#### Request
Skip the pictures and quote all of the lines exactly.

#### Information provided
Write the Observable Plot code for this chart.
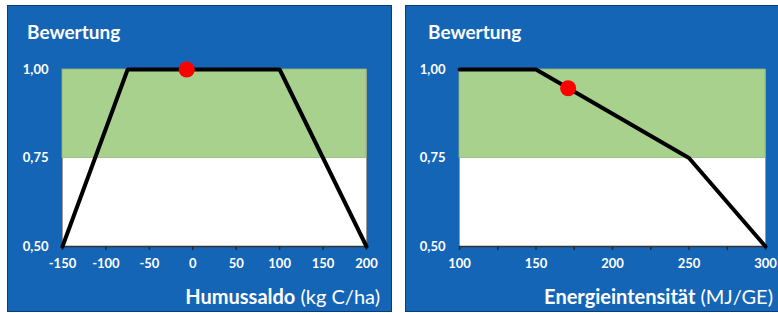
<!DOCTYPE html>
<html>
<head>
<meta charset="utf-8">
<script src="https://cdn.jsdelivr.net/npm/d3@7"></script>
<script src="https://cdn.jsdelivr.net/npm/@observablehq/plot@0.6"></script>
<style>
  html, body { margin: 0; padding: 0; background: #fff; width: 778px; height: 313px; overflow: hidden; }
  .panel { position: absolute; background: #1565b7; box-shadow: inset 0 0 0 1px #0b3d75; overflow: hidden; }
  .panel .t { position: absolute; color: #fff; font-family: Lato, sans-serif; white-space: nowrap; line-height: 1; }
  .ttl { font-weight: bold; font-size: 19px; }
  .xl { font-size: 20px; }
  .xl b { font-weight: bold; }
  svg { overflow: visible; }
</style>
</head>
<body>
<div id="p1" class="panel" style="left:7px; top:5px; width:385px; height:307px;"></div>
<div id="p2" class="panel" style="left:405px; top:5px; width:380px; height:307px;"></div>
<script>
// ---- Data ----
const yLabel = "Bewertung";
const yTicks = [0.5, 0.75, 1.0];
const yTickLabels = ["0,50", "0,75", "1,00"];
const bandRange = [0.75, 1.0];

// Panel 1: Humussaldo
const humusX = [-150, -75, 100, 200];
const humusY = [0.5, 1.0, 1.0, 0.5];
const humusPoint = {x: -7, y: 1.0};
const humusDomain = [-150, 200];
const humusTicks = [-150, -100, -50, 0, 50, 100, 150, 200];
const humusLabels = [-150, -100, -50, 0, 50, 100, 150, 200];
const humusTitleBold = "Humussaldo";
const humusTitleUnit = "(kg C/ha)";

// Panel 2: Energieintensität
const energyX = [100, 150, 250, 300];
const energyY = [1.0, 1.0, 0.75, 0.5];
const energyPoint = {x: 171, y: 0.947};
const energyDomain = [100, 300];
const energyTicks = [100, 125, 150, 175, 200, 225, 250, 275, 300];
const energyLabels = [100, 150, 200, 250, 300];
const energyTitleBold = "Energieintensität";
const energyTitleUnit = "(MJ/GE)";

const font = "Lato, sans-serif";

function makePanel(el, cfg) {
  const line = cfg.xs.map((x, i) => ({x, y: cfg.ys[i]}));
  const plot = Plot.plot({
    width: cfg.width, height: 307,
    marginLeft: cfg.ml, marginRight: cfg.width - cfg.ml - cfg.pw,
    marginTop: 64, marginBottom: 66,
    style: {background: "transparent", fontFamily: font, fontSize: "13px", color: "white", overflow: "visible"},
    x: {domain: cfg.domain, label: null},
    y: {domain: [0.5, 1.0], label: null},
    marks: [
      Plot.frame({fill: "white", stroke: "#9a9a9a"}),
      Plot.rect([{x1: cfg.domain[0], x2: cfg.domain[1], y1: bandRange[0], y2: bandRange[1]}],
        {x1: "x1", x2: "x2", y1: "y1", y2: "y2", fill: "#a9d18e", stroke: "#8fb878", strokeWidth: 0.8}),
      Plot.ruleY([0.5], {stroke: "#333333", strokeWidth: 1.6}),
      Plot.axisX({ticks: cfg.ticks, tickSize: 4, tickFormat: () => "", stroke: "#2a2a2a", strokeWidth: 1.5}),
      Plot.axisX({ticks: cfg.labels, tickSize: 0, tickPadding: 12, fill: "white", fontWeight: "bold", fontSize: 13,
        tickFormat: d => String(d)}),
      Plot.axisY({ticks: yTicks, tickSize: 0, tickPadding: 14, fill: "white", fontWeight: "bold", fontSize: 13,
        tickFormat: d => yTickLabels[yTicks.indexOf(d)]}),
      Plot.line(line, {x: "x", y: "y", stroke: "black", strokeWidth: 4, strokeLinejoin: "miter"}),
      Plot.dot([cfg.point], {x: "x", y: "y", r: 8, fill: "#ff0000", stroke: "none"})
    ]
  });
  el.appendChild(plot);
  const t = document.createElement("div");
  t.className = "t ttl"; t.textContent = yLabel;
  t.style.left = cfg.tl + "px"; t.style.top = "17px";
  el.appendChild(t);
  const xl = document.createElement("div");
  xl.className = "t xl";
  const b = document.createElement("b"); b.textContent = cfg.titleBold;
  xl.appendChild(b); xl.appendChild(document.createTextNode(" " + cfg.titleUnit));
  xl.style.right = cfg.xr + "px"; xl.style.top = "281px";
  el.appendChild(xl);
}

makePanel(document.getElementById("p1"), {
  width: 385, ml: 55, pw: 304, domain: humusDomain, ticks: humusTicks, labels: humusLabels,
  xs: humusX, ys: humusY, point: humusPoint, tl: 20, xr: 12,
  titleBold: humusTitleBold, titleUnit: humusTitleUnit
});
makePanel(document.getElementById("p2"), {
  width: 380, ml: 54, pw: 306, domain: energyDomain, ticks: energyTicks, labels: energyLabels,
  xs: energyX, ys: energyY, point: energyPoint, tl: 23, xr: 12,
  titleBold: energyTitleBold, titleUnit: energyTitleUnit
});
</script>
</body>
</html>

#### Full response
Write the Observable Plot code for this chart.
<!DOCTYPE html>
<html>
<head>
<meta charset="utf-8">
<script src="https://cdn.jsdelivr.net/npm/d3@7"></script>
<script src="https://cdn.jsdelivr.net/npm/@observablehq/plot@0.6"></script>
<style>
  html, body { margin: 0; padding: 0; background: #fff; width: 778px; height: 313px; overflow: hidden; }
  .panel { position: absolute; background: #1565b7; box-shadow: inset 0 0 0 1px #0b3d75; overflow: hidden; }
  .panel .t { position: absolute; color: #fff; font-family: Lato, sans-serif; white-space: nowrap; line-height: 1; }
  .ttl { font-weight: bold; font-size: 19px; }
  .xl { font-size: 20px; }
  .xl b { font-weight: bold; }
  svg { overflow: visible; }
</style>
</head>
<body>
<div id="p1" class="panel" style="left:7px; top:5px; width:385px; height:307px;"></div>
<div id="p2" class="panel" style="left:405px; top:5px; width:380px; height:307px;"></div>
<script>
// ---- Data ----
const yLabel = "Bewertung";
const yTicks = [0.5, 0.75, 1.0];
const yTickLabels = ["0,50", "0,75", "1,00"];
const bandRange = [0.75, 1.0];

// Panel 1: Humussaldo
const humusX = [-150, -75, 100, 200];
const humusY = [0.5, 1.0, 1.0, 0.5];
const humusPoint = {x: -7, y: 1.0};
const humusDomain = [-150, 200];
const humusTicks = [-150, -100, -50, 0, 50, 100, 150, 200];
const humusLabels = [-150, -100, -50, 0, 50, 100, 150, 200];
const humusTitleBold = "Humussaldo";
const humusTitleUnit = "(kg C/ha)";

// Panel 2: Energieintensität
const energyX = [100, 150, 250, 300];
const energyY = [1.0, 1.0, 0.75, 0.5];
const energyPoint = {x: 171, y: 0.947};
const energyDomain = [100, 300];
const energyTicks = [100, 125, 150, 175, 200, 225, 250, 275, 300];
const energyLabels = [100, 150, 200, 250, 300];
const energyTitleBold = "Energieintensität";
const energyTitleUnit = "(MJ/GE)";

const font = "Lato, sans-serif";

function makePanel(el, cfg) {
  const line = cfg.xs.map((x, i) => ({x, y: cfg.ys[i]}));
  const plot = Plot.plot({
    width: cfg.width, height: 307,
    marginLeft: cfg.ml, marginRight: cfg.width - cfg.ml - cfg.pw,
    marginTop: 64, marginBottom: 66,
    style: {background: "transparent", fontFamily: font, fontSize: "13px", color: "white", overflow: "visible"},
    x: {domain: cfg.domain, label: null},
    y: {domain: [0.5, 1.0], label: null},
    marks: [
      Plot.frame({fill: "white", stroke: "#9a9a9a"}),
      Plot.rect([{x1: cfg.domain[0], x2: cfg.domain[1], y1: bandRange[0], y2: bandRange[1]}],
        {x1: "x1", x2: "x2", y1: "y1", y2: "y2", fill: "#a9d18e", stroke: "#8fb878", strokeWidth: 0.8}),
      Plot.ruleY([0.5], {stroke: "#333333", strokeWidth: 1.6}),
      Plot.axisX({ticks: cfg.ticks, tickSize: 4, tickFormat: () => "", stroke: "#2a2a2a", strokeWidth: 1.5}),
      Plot.axisX({ticks: cfg.labels, tickSize: 0, tickPadding: 12, fill: "white", fontWeight: "bold", fontSize: 13,
        tickFormat: d => String(d)}),
      Plot.axisY({ticks: yTicks, tickSize: 0, tickPadding: 14, fill: "white", fontWeight: "bold", fontSize: 13,
        tickFormat: d => yTickLabels[yTicks.indexOf(d)]}),
      Plot.line(line, {x: "x", y: "y", stroke: "black", strokeWidth: 4, strokeLinejoin: "miter"}),
      Plot.dot([cfg.point], {x: "x", y: "y", r: 8, fill: "#ff0000", stroke: "none"})
    ]
  });
  el.appendChild(plot);
  const t = document.createElement("div");
  t.className = "t ttl"; t.textContent = yLabel;
  t.style.left = cfg.tl + "px"; t.style.top = "17px";
  el.appendChild(t);
  const xl = document.createElement("div");
  xl.className = "t xl";
  const b = document.createElement("b"); b.textContent = cfg.titleBold;
  xl.appendChild(b); xl.appendChild(document.createTextNode(" " + cfg.titleUnit));
  xl.style.right = cfg.xr + "px"; xl.style.top = "281px";
  el.appendChild(xl);
}

makePanel(document.getElementById("p1"), {
  width: 385, ml: 55, pw: 304, domain: humusDomain, ticks: humusTicks, labels: humusLabels,
  xs: humusX, ys: humusY, point: humusPoint, tl: 20, xr: 12,
  titleBold: humusTitleBold, titleUnit: humusTitleUnit
});
makePanel(document.getElementById("p2"), {
  width: 380, ml: 54, pw: 306, domain: energyDomain, ticks: energyTicks, labels: energyLabels,
  xs: energyX, ys: energyY, point: energyPoint, tl: 23, xr: 12,
  titleBold: energyTitleBold, titleUnit: energyTitleUnit
});
</script>
</body>
</html>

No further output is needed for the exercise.